Michelle Melles describes her new film Drunk On Too Much Life as a love letter to her daughter. In watching this film this exact type of intimacy is clear. The documentary closely follows the impressive journey of Corrina (Melle’s daughter) and her family as they find ways to understand Corrina’s experiences. It’s a journey filled with hope and hardship. Drunk on Too Much Life offers a new perspective on how society views mental illness.
The film begins with Corrina speaking about her childhood, reflecting on her experiences of bullying throughout her adolescence, and explaining how it felt when she went into her first psychosis. Poignant images of brain scans and animals flicker across the screen eliciting an insight into what Corrina’s internal experiences are like. Continuously throughout the film, Corrina reads her poetry as rapid and striking flashes of images break over the screen revealing a very personal side of her. The combination of images, music and Corrina’s words adds profundity and a deeply emotional aspect to the film.
Corrina details all the medications she must take with personal knowledge of each one’s use. She tells her father how she wishes to be on the least amount possible. As she explains the needs of each pill and her relationship with them, the weight of the story deepens. Corrina’s descriptions convey a sense that there is more to the pills, more to her story and more to the mental health system. The film communicates that the medical side to mental health recovery is limited and perhaps restrictive.
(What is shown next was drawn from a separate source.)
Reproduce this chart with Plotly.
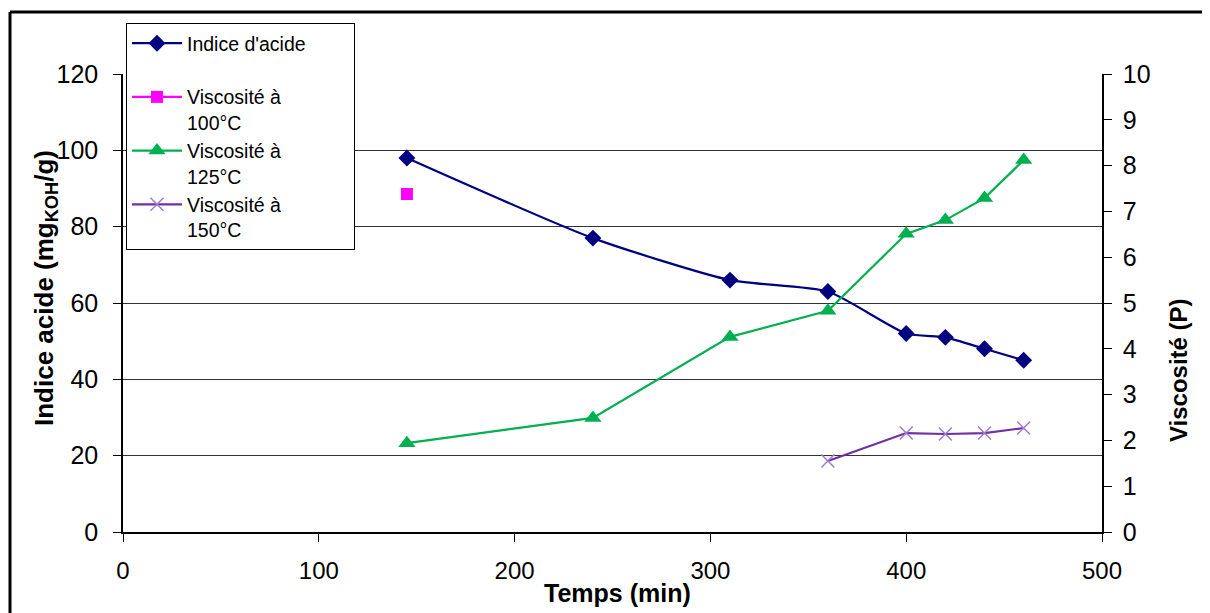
import plotly.graph_objects as go

# Data
temps_acide = [145, 240, 310, 360, 400, 420, 440, 460]
indice_acide = [98, 77, 66, 63, 52, 51, 48, 45]

temps_v100 = [145]
visc_100 = [7.38]

temps_v125 = [145, 240, 310, 360, 400, 420, 440, 460]
visc_125 = [1.94, 2.49, 4.26, 4.83, 6.51, 6.81, 7.29, 8.12]

temps_v150 = [360, 400, 420, 440, 460]
visc_150 = [1.55, 2.16, 2.14, 2.16, 2.27]

x_title = "Temps (min)"
y_title = "Indice acide (mg<sub>KOH</sub>/g)"
y2_title = "Viscosité (P)"

FONT = "Arial, Liberation Sans, sans-serif"
W, H = 1210, 613
OFF = 8  # page body margin
# plot area in screen pixels: x 123..1102, y 74..532
L = 123 - OFF
T = 74 - OFF
R = W - (1102 - OFF)
B = H - (532 - OFF)
PW, PH = W - L - R, H - T - B

def px_x(px):
    return (px - OFF - L) / PW

def px_y(py):
    return (H - B - (py - OFF)) / PH

NB = "\u00a0"
fig = go.Figure()
fig.add_trace(go.Scatter(
    x=temps_acide, y=indice_acide, name="Indice d'acide" + NB * 8 + "<br>" + NB,
    mode="lines+markers", line=dict(color="#000080", width=2.2, shape="spline", smoothing=0.6),
    marker=dict(symbol="diamond", size=13, color="#000080"), yaxis="y"))
fig.add_trace(go.Scatter(
    x=temps_v100, y=visc_100, name="Viscosité à<br>100°C",
    mode="lines+markers", line=dict(color="#FF00FF", width=2.2),
    marker=dict(symbol="square", size=12, color="#FF00FF"), yaxis="y2"))
fig.add_trace(go.Scatter(
    x=temps_v125, y=visc_125, name="Viscosité à<br>125°C",
    mode="lines+markers", line=dict(color="#00B050", width=2.2),
    marker=dict(symbol="triangle-up", size=15, color="#00B050"), yaxis="y2"))
fig.add_trace(go.Scatter(
    x=temps_v150, y=visc_150, name="Viscosité à<br>150°C",
    mode="lines+markers", line=dict(color="#7030A0", width=2.2),
    marker=dict(symbol="x-thin", size=13, line=dict(color="#A07CD0", width=1.5), color="#A07CD0"),
    yaxis="y2"))

fig.update_layout(
    width=W, height=H,
    margin=dict(l=L, r=R, t=T, b=B),
    paper_bgcolor="white", plot_bgcolor="white",
    font=dict(family=FONT, size=22, color="black"),
    xaxis=dict(range=[0, 500], dtick=100, tick0=0, showgrid=False, zeroline=False,
               showline=True, linecolor="black", linewidth=1.5,
               ticks="outside", ticklen=8, tickcolor="black",
               tickfont=dict(size=24), ticklabelstandoff=8),
    yaxis=dict(range=[0, 120], dtick=20, tick0=0, showgrid=True, gridcolor="#333333", gridwidth=1.2,
               zeroline=False, showline=True, linecolor="black", linewidth=1.5,
               ticks="outside", ticklen=8, tickcolor="black",
               tickfont=dict(size=25), ticklabelstandoff=10),
    yaxis2=dict(range=[0, 10], dtick=1, tick0=0, overlaying="y", side="right", showgrid=False,
                zeroline=False, showline=True, linecolor="black", linewidth=1.5,
                ticks="outside", ticklen=8, tickcolor="black",
                tickfont=dict(size=25), ticklabelstandoff=6),
    legend=dict(x=px_x(126), y=px_y(23), xanchor="left", yanchor="top",
                bgcolor="white", bordercolor="black", borderwidth=1,
                font=dict(size=19.5, family=FONT), valign="top",
                itemwidth=50, tracegroupgap=0),
    showlegend=True,
)

# axis titles placed where the reference shows them
fig.add_annotation(text="<b>" + x_title + "</b>", xref="paper", yref="paper",
                   x=px_x(617), y=px_y(593), showarrow=False,
                   xanchor="center", yanchor="middle", font=dict(size=25))
fig.add_annotation(text="<b>" + y_title + "</b>", xref="paper", yref="paper",
                   x=px_x(45), y=px_y(288), showarrow=False, textangle=-90,
                   xanchor="center", yanchor="middle", font=dict(size=26))
fig.add_annotation(text="<b>" + y2_title + "</b>", xref="paper", yref="paper",
                   x=px_x(1178), y=px_y(370), showarrow=False, textangle=-90,
                   xanchor="center", yanchor="middle", font=dict(size=24))

# outer frame of the picture
fig.add_shape(type="line", xref="paper", yref="paper",
              x0=px_x(10), x1=px_x(10), y0=px_y(660), y1=px_y(12),
              line=dict(color="black", width=3))
fig.add_shape(type="line", xref="paper", yref="paper",
              x0=px_x(10), x1=px_x(1240), y0=px_y(12), y1=px_y(12),
              line=dict(color="black", width=3))

fig.write_html("out.html")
As the film progresses Corrina’s poetry continues to be read and becomes continuously darker. Her poetic words paint a stark and heart-wrenching picture of her thoughts. Corrina becomes increasingly more vulnerable and intimate as she navigates her wavering recovery.
She reaches breakthroughs in artistic forms as she sings with her father while he plays guitar, and makes poetry.
The film displays how recovery is not a linear path as Corrina struggles to find stability. She is admitted to the hospital numerous times and throughout these visits has both moments of joy and connectivity but also of extreme despondence.
The film and Corrina’s journey seizes the heart and the eye, as the artistic visuals add much life to the film. The flashing colors and confusing visuals convey a sense of what Corrina and other people living with extra mental challenges may feel or see. Corrina’s poetic words add a crucial intensity to the film and demand a new way of perceiving people living with what the medical world declares an “illness”.
Corrina always hugged a tree when she left the hospital and Melles captures stunning shots of thick tree roots along Vancouver Island and swaying branches in the sky. The feelings of strength and rejuvenation that were important for the family are clear.
As the medical world and system continuously seem to only provide a certain level of understanding and help, Melles family searches elsewhere. Dr. Cabor Maté suggests finding meaning within her psychosis and from this point on Corrina finds a new approach towards battling her thoughts. The terms superpower and human experience become more relevant. The family begins to lean away from the term “mental illness”, and finds something to better represent their daughter’s experiences that are beautiful and powerful.
The film reveals the extent to which the medical world is truly valuable and we learn to embrace all parts of ourselves as Corrina has so bravely shown us possible. Melles’ film is an intimate and emotional journey of recovery that is consistently compelling and deeply thought-provoking.